You will find similar happy endings invoked in dissent-free pieces of journalistic advocacy such as this recent bit in Time magazine. But what these articles (and there are lots of them) rarely grapple with is the possibility that parents fed up with being told what more to inject into their children will simply opt out of the penalizing institutions altogether, creating dangerous clusters of under-vaccination. Yes, we should blame silly people for believing vaccines cause autism and then acting recklessly on those beliefs, but if your goal is to increase vaccination rates, continuously adding new mandates seems counter-productive.
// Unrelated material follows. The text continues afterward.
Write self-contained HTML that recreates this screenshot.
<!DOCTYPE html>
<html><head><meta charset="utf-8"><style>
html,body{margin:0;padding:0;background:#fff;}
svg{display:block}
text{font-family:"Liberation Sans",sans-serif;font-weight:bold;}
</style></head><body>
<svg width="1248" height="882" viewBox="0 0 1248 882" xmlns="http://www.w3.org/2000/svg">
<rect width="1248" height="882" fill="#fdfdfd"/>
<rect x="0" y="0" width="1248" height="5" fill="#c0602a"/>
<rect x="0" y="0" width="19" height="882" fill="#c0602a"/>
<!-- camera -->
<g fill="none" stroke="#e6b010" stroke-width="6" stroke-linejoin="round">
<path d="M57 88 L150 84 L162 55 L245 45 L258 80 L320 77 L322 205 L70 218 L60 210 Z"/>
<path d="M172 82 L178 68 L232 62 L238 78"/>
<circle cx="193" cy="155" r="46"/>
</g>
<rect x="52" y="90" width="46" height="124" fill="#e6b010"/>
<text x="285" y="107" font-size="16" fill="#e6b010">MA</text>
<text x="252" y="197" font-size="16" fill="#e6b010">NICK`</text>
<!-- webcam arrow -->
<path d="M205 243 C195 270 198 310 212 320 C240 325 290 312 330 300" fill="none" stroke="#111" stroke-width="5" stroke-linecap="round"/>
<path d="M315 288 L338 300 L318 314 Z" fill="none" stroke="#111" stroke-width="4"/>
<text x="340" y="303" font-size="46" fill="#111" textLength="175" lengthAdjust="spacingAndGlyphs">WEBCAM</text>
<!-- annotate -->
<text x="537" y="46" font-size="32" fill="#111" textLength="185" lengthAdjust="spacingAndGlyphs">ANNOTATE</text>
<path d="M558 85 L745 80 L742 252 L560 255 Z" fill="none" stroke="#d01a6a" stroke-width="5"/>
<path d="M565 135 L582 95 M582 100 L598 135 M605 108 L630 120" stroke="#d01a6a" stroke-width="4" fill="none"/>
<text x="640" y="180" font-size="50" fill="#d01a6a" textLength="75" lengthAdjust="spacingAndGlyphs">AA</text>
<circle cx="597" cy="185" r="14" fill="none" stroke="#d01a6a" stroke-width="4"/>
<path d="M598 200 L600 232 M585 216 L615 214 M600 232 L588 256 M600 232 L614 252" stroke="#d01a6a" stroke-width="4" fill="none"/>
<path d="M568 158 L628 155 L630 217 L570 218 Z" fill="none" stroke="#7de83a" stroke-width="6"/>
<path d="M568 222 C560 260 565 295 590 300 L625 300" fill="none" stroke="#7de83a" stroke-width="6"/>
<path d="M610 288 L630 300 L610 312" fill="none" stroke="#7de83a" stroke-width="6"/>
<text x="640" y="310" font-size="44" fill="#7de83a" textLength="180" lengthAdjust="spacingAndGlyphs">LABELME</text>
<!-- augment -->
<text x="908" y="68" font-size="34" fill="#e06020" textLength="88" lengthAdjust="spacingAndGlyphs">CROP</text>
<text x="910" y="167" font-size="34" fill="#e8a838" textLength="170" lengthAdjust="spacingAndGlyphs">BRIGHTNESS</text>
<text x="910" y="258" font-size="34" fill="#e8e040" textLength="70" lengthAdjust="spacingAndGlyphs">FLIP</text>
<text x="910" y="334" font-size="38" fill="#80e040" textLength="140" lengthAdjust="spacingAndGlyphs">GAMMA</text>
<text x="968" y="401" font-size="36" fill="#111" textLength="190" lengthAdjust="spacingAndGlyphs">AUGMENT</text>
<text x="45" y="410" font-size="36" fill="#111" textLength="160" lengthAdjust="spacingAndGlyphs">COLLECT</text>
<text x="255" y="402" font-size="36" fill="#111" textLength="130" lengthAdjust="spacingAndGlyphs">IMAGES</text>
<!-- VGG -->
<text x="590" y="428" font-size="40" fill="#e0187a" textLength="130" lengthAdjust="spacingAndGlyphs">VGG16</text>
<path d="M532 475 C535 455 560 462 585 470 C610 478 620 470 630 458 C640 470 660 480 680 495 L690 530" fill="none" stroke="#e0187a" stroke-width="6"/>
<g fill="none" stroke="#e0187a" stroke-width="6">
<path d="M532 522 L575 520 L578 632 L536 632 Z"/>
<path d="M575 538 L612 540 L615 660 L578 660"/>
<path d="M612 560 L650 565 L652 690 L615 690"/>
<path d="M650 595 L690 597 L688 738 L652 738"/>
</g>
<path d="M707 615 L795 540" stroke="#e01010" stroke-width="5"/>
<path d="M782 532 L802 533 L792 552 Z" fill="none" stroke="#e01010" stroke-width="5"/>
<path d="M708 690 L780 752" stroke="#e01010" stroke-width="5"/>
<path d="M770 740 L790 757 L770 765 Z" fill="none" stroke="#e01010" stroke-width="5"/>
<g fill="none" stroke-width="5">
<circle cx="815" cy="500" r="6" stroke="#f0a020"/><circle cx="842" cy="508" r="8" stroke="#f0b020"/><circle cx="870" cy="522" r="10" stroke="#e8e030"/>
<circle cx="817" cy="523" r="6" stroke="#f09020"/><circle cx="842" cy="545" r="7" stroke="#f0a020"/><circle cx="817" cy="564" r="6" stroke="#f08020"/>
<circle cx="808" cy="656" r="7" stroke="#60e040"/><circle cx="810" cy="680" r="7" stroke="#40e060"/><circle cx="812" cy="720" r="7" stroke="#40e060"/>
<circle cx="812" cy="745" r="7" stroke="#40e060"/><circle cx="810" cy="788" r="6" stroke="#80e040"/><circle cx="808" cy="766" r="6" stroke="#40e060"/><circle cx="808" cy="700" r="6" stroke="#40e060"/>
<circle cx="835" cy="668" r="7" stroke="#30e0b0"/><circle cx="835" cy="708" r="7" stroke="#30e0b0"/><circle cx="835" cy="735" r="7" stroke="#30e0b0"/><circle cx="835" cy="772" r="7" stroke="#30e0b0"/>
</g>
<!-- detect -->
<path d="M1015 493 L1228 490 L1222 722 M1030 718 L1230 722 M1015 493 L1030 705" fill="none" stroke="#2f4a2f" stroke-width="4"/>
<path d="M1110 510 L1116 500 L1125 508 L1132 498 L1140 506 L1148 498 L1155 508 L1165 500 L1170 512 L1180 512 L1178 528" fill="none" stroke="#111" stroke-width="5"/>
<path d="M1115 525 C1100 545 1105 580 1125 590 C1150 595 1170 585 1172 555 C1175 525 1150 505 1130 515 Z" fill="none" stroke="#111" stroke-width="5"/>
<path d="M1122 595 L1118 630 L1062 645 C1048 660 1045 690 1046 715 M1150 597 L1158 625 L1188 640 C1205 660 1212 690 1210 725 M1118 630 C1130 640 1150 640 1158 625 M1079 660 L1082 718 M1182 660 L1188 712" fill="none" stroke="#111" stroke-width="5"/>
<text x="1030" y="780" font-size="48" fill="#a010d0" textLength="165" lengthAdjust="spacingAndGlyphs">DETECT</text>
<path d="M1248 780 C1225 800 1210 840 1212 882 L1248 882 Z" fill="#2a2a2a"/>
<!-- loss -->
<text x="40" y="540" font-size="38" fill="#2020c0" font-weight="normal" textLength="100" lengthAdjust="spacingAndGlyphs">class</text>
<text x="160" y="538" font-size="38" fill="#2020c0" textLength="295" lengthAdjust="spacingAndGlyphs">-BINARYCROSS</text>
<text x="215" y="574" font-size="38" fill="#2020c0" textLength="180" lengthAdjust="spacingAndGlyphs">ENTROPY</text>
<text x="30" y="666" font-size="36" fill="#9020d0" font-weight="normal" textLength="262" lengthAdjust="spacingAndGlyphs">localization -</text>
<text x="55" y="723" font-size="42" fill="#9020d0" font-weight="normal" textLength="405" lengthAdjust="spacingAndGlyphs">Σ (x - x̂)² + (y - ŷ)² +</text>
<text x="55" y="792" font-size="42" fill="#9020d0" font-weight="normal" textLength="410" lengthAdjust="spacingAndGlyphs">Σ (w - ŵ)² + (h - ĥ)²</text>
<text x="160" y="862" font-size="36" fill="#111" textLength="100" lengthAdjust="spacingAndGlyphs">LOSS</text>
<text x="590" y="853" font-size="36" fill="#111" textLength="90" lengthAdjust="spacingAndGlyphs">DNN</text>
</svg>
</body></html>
And let's not forget that effectiveness is not the only way we judge policy in a free society, particularly when that policy imposes a medical procedure under significant penalty. America would produce physically healthier children if the government mandated drug-testing for all expectant mothers, yet we rightly recoil from such intrusiveness (well, most of the time). Even nationalizing the current state and local immunization mandates is still seen as an invasion too far, from the president on down. Locating the proper line between intervention and recommendation, between herd immunity and individual agency, between protecting children and Protecting the Children, is difficult for everybody, not just libertarians.
We are better served having those debates over actually difficult questions—like whether Hep B* and flu vaccines should be mandatory, or what the terms of the various state/local opt-outs should be—rather than exiting the conversation after loudly appointing ourselves to Team Science. Rand Paul made a mistake when he mentioned "vaccines" and "profound mental disorders" in the same sentence (at least without the connective tissue of do not cause, so far as we know). But this passage of his in USA Today is not only persuasive (if defensive!), it's the gateway to a policy discussion that I think would prove more healthy in the long run than having a partisan laff at all the dum-dums:
I believe in vaccines. But I also believe in the doctors, parents and patients having a say in their healthcare. […]
It is possible to believe all of those things, whether or not the mainstream media chooses to believe it. Of course, their prejudice to supporting government power over freedom becomes quite evident at moments like this.
Don't miss our prescient cover forum of last year: "Should Vaccines Be Mandatory?"
* I elected for my newborn to have this shot last month, as I am both pro-vaccine and even less concerned with side effects than I am the almost zero chance of my infant being exposed to Hepatitis.